Basic Concepts

Electromagneticl geophysical methods are used to map the subsurface resistivity structure. The resistivity of geologic units ranges over many orders of magnitude and depends on their fluid content, porosity, degree of fracturing, temperature, and conductive mineral content. Unlike other geophysical methods (like gravity and magnetism), EM methods include a wide variety of techniques.  Each technique, however, involves an EM source (natural or artificial) and measures one or more electric or magnetic field component.

One commonly used EM geophysical method is the magnetotelluric (MT) method. In this method, incoming magnetic fields are used to induce electric currents in the earth which contain information about the resistivity structure of the subsurface.  We obtain information about these induced electric fields, or telluric currents, by measuring the magnetic and electric fields at the surface. GGSC scientists use an audiomagnetotelluric (AMT) system, which is similar to a MT system but measures a higher and narrower frequency range, therefore investigates the resistivity structure of the earth down to ~1 km depth.

One particular Audiomagnetotelluric system that we use is the Geometrics Stratagem system, a 4-channel, natural and controlled source tensor system recording in the range of 10 Hz-92 KHz. To augment the low signal in the natural field, we used an unpolarized transmitter comprised of 2 horizontal-magnetic dipoles in the range of 1-70 khz.  Data are recorded with the electric field parallel and perpendicular to the regional fault strike and physiographic grain.

This slide shows an example of the resulting 2D inversion of our AMT data where cool colors show resistivity highs and warm colors show lows.  We computed this 2D inverse model from the electric field perpendicular mode data using the conjugate gradient, finite-difference method of Rodi (2001) and Mackie and a 100 ohm-m half-space starting model with topography. Various starting models were used to test the sensitivity of the model. 

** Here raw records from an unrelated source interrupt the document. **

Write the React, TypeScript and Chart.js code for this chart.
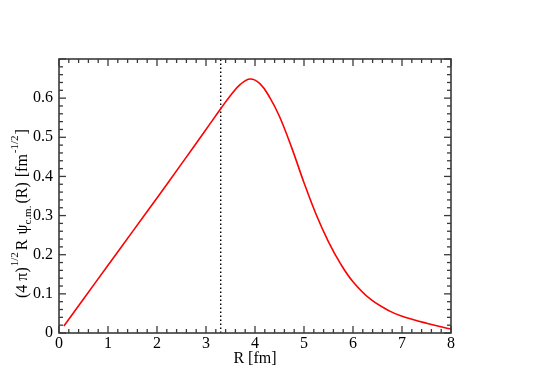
import React, { useEffect, useRef } from 'react';
import { Chart, registerables } from 'chart.js';

Chart.register(...registerables);

// Radius R [fm]
const R_VALUES = [0.1, 0.5, 1.0, 1.5, 2.0, 2.5, 3.0, 3.3, 3.5, 3.7, 3.9, 4.1, 4.3, 4.5, 4.75, 5.0, 5.25, 5.5, 5.75, 6.0, 6.35, 6.75, 7.0, 7.5, 8.0];
// (4 pi)^1/2 R psi_cm(R) [fm^-1/2]
const PSI_VALUES = [0.018, 0.087, 0.173, 0.259, 0.345, 0.432, 0.52, 0.573, 0.607, 0.635, 0.649, 0.637, 0.602, 0.553, 0.473, 0.384, 0.302, 0.233, 0.176, 0.131, 0.087, 0.056, 0.043, 0.025, 0.01];
const X_TICKS = [0, 1, 2, 3, 4, 5, 6, 7, 8];
const Y_TICKS = [0, 0.1, 0.2, 0.3, 0.4, 0.5, 0.6];
const MARKER_R = 3.3;
const X_TITLE = 'R [fm]';
const Y_TITLE_PARTS: { t: string; k: 'n' | 'sup' | 'sub' }[] = [
  { t: '(4 \u03c0)', k: 'n' },
  { t: '1/2', k: 'sup' },
  { t: 'R', k: 'n' },
  { t: '\u03c8', k: 'n' },
  { t: 'c.m.', k: 'sub' },
  { t: '(R)', k: 'n' },
  { t: '[fm', k: 'n' },
  { t: '-1/2', k: 'sup' },
  { t: ']', k: 'n' },
];
// spacing after each title part (px)
const Y_TITLE_GAPS = [1, 2, 5, 0, 2, 5, 1, 1, 0];

const FONT = '"Liberation Serif", "DejaVu Serif", serif';

const decor = {
  id: 'decor',
  afterDraw(chart: any) {
    const { ctx, chartArea: a, scales } = chart;
    const x = scales.x;
    const y = scales.y;
    ctx.save();
    ctx.strokeStyle = '#3a3a3a';
    ctx.lineWidth = 1.3;
    const line = (x1: number, y1: number, x2: number, y2: number) => {
      ctx.beginPath();
      ctx.moveTo(x1, y1);
      ctx.lineTo(x2, y2);
      ctx.stroke();
    };
    for (let i = 0; i <= 40; i++) {
      const v = i * 0.2;
      const p = x.getPixelForValue(v);
      const len = i % 5 === 0 ? 7 : 4;
      line(p, a.bottom, p, a.bottom - len);
      line(p, a.top, p, a.top + len);
    }
    for (let i = 0; i <= 35; i++) {
      const v = i * 0.02;
      const p = y.getPixelForValue(v);
      const len = i % 5 === 0 ? 7 : 4;
      line(a.left, p, a.left + len, p);
      line(a.right, p, a.right - len, p);
    }
    ctx.lineWidth = 1.6;
    ctx.strokeRect(a.left, a.top, a.right - a.left, a.bottom - a.top);

    // x title
    ctx.fillStyle = '#000';
    ctx.font = `16px ${FONT}`;
    ctx.textAlign = 'center';
    ctx.textBaseline = 'alphabetic';
    ctx.fillText(X_TITLE, (a.left + a.right) / 2, 363);

    // y title (rotated, rich text), starting near the bottom
    const fontFor = (k: string) => (k === 'n' ? `16px ${FONT}` : `11px ${FONT}`);
    ctx.translate(27, 298);
    ctx.rotate(-Math.PI / 2);
    ctx.textAlign = 'left';
    let cx = 0;
    Y_TITLE_PARTS.forEach((p, i) => {
      ctx.font = fontFor(p.k);
      const dy = p.k === 'sup' ? -9 : p.k === 'sub' ? 4 : 0;
      ctx.fillText(p.t, cx, dy);
      cx += ctx.measureText(p.t).width + Y_TITLE_GAPS[i];
    });
    ctx.restore();
  },
};

export default function App() {
  const ref = useRef<HTMLCanvasElement>(null);
  useEffect(() => {
    document.body.style.margin = '0';
    const chart = new Chart(ref.current!, {
      type: 'scatter',
      data: {
        datasets: [
          {
            data: R_VALUES.map((r, i) => ({ x: r, y: PSI_VALUES[i] })),
            borderColor: '#ff0000',
            backgroundColor: '#ff0000',
            borderWidth: 1.6,
            pointRadius: 0,
            showLine: true,
            tension: 0.4,
            fill: false,
          } as any,
          {
            data: [
              { x: MARKER_R, y: 0 },
              { x: MARKER_R, y: 0.7 },
            ],
            borderColor: '#000',
            borderWidth: 1.4,
            borderDash: [1.5, 2.5],
            pointRadius: 0,
            showLine: true,
            fill: false,
          } as any,
        ],
      },
      options: {
        animation: false,
        responsive: false,
        layout: { padding: { top: 59, right: 89, left: 0, bottom: 0 } },
        plugins: { legend: { display: false }, tooltip: { enabled: false } },
        scales: {
          x: {
            type: 'linear',
            min: 0,
            max: 8,
            afterFit: (s: any) => {
              s.height = 49;
            },
            afterBuildTicks: (s: any) => {
              s.ticks = X_TICKS.map((v) => ({ value: v }));
            },
            grid: { display: false, drawTicks: false },
            border: { display: false },
            ticks: {
              font: { family: FONT, size: 16 },
              color: '#000',
              padding: 1,
              maxRotation: 0,
              autoSkip: false,
              callback: (v: any) => String(v),
            },
          },
          y: {
            type: 'linear',
            min: 0,
            max: 0.7,
            afterFit: (s: any) => {
              s.width = 59;
            },
            afterBuildTicks: (s: any) => {
              s.ticks = Y_TICKS.map((v) => ({ value: v }));
            },
            grid: { display: false, drawTicks: false },
            border: { display: false },
            ticks: {
              font: { family: FONT, size: 16 },
              color: '#000',
              padding: 6,
              autoSkip: false,
              callback: (v: any) => (v === 0 ? '0' : Number(v).toFixed(1)),
            },
          },
        },
      },
      plugins: [decor],
    });
    return () => chart.destroy();
  }, []);
  return (
    <div style={{ width: 540, height: 382 }}>
      <canvas ref={ref} width={540} height={382} />
    </div>
  );
}
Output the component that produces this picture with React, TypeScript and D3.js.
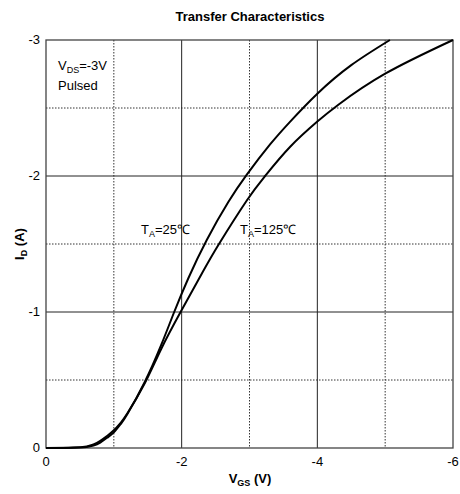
import React from "react";
import * as d3 from "d3";

// Gate-source voltage (V) and drain current (A) samples for each temperature
const vgs25 = [0, -0.4, -0.6, -0.7, -0.8, -0.9, -1.0, -1.1, -1.2, -1.45, -1.7, -1.89, -2.1, -2.37, -2.69, -2.96, -3.3, -3.6, -4.0, -4.5, -5.07];
const id25 = [0, -0.002, -0.008, -0.018, -0.04, -0.075, -0.115, -0.175, -0.25, -0.48, -0.76, -1.0, -1.25, -1.53, -1.81, -2.01, -2.23, -2.4, -2.605, -2.815, -3.0];
const vgs125 = [0, -0.4, -0.6, -0.7, -0.8, -0.9, -1.0, -1.1, -1.2, -1.45, -1.7, -1.99, -2.3, -2.55, -2.96, -3.23, -3.6, -4.0, -4.31, -5.0, -6.0];
const id125 = [0, -0.003, -0.012, -0.026, -0.052, -0.088, -0.13, -0.185, -0.255, -0.47, -0.73, -1.005, -1.285, -1.5, -1.82, -2.0, -2.215, -2.4, -2.524, -2.752, -3.0];

const xTicks = [0, -2, -4, -6];
const xMinor = [-1, -3, -5];
const yTicks = [0, -1, -2, -3];
const yMinor = [-0.5, -1.5, -2.5];

const W = 460;
const H = 494;
const L = 46, R = 453, T = 40, B = 448;

export default function App() {
  const x = d3.scaleLinear().domain([0, -6]).range([L, R]);
  const y = d3.scaleLinear().domain([0, -3]).range([B, T]);
  const line = d3
    .line<[number, number]>()
    .x((d) => x(d[0]))
    .y((d) => y(d[1]))
    .curve(d3.curveNatural);
  const s25 = vgs25.map((v, i) => [v, id25[i]] as [number, number]);
  const s125 = vgs125.map((v, i) => [v, id125[i]] as [number, number]);
  const font = "Arial, 'Liberation Sans', Helvetica, sans-serif";

  return (
    <svg
      width={W}
      height={H}
      style={{ position: "absolute", left: 0, top: 0, background: "#fff" }}
      fontFamily={font}
    >
      <rect x={0} y={0} width={W} height={H} fill="#fff" />
      <text x={250} y={21} textAnchor="middle" fontSize={13} fontWeight="bold">
        Transfer Characteristics
      </text>

      {/* dotted minor grid */}
      {xMinor.map((v) => (
        <line key={"xm" + v} x1={x(v)} x2={x(v)} y1={T} y2={B} stroke="#333" strokeWidth={1} strokeDasharray="1.5,1.5" />
      ))}
      {yMinor.map((v) => (
        <line key={"ym" + v} x1={L} x2={R} y1={y(v)} y2={y(v)} stroke="#333" strokeWidth={1} strokeDasharray="1.5,1.5" />
      ))}
      {/* solid major grid */}
      {xTicks.slice(1, -1).map((v) => (
        <line key={"xg" + v} x1={x(v)} x2={x(v)} y1={T} y2={B} stroke="#222" strokeWidth={1} />
      ))}
      {yTicks.slice(1, -1).map((v) => (
        <line key={"yg" + v} x1={L} x2={R} y1={y(v)} y2={y(v)} stroke="#222" strokeWidth={1} />
      ))}

      <rect x={L} y={T} width={R - L} height={B - T} fill="none" stroke="#444" strokeWidth={1.3} />

      <path d={line(s125) ?? ""} fill="none" stroke="#000" strokeWidth={2} />
      <path d={line(s25) ?? ""} fill="none" stroke="#000" strokeWidth={2} />

      {/* tick labels */}
      {xTicks.map((v) => (
        <text key={"xl" + v} x={x(v)} y={B + 18} textAnchor="middle" fontSize={13}>
          {v === 0 ? "0" : String(v)}
        </text>
      ))}
      {yTicks.map((v) => (
        <text key={"yl" + v} x={L - 6} y={y(v) + 4} textAnchor="end" fontSize={13}>
          {v === 0 ? "0" : String(v)}
        </text>
      ))}

      {/* axis titles */}
      <text x={250} y={483} textAnchor="middle" fontSize={13} fontWeight="bold">
        V<tspan fontSize={9} dy={3}>GS</tspan>
        <tspan dy={-3}> (V)</tspan>
      </text>
      <text transform={`translate(24,${(T + B) / 2}) rotate(-90)`} textAnchor="middle" fontSize={13} fontWeight="bold">
        I<tspan fontSize={9} dy={3}>D</tspan>
        <tspan dy={-3}> (A)</tspan>
      </text>

      {/* annotations */}
      <text x={58} y={70} fontSize={13}>
        V<tspan fontSize={9} dy={3}>DS</tspan>
        <tspan dy={-3}>=-3V</tspan>
      </text>
      <text x={58} y={90} fontSize={13}>Pulsed</text>
      <text x={141} y={234} fontSize={13}>
        T<tspan fontSize={9} dy={3}>A</tspan>
        <tspan dy={-3}>=25℃</tspan>
      </text>
      <text x={240} y={234} fontSize={13}>
        T<tspan fontSize={9} dy={3}>A</tspan>
        <tspan dy={-3}>=125℃</tspan>
      </text>
    </svg>
  );
}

With the help of other geophysical and geologic data, we can interpret these resistivity models to help us understand the geometry of the subsurface structure better. This diagram shows how electrical resistivity data can be used in collaboration with gravity geophysical data and surficial mapping to provide greater insight into subsurface rocks and structures.

McPhee, D.K., Chuchel, B.A., and Pellerin, L, 2006, Audiomagnetotelluric data from Spring, Cave, and Coyote Spring Valleys, Nevada: U.S. Geological Survey Open-File Report 2006-1164, 41 p.

Rodi, W., and Mackie, R. L., 2001, Nonlinear conjugate gradients algorithm for 2-D magnetotelluric inversion, Geophysics, 66, 174-187.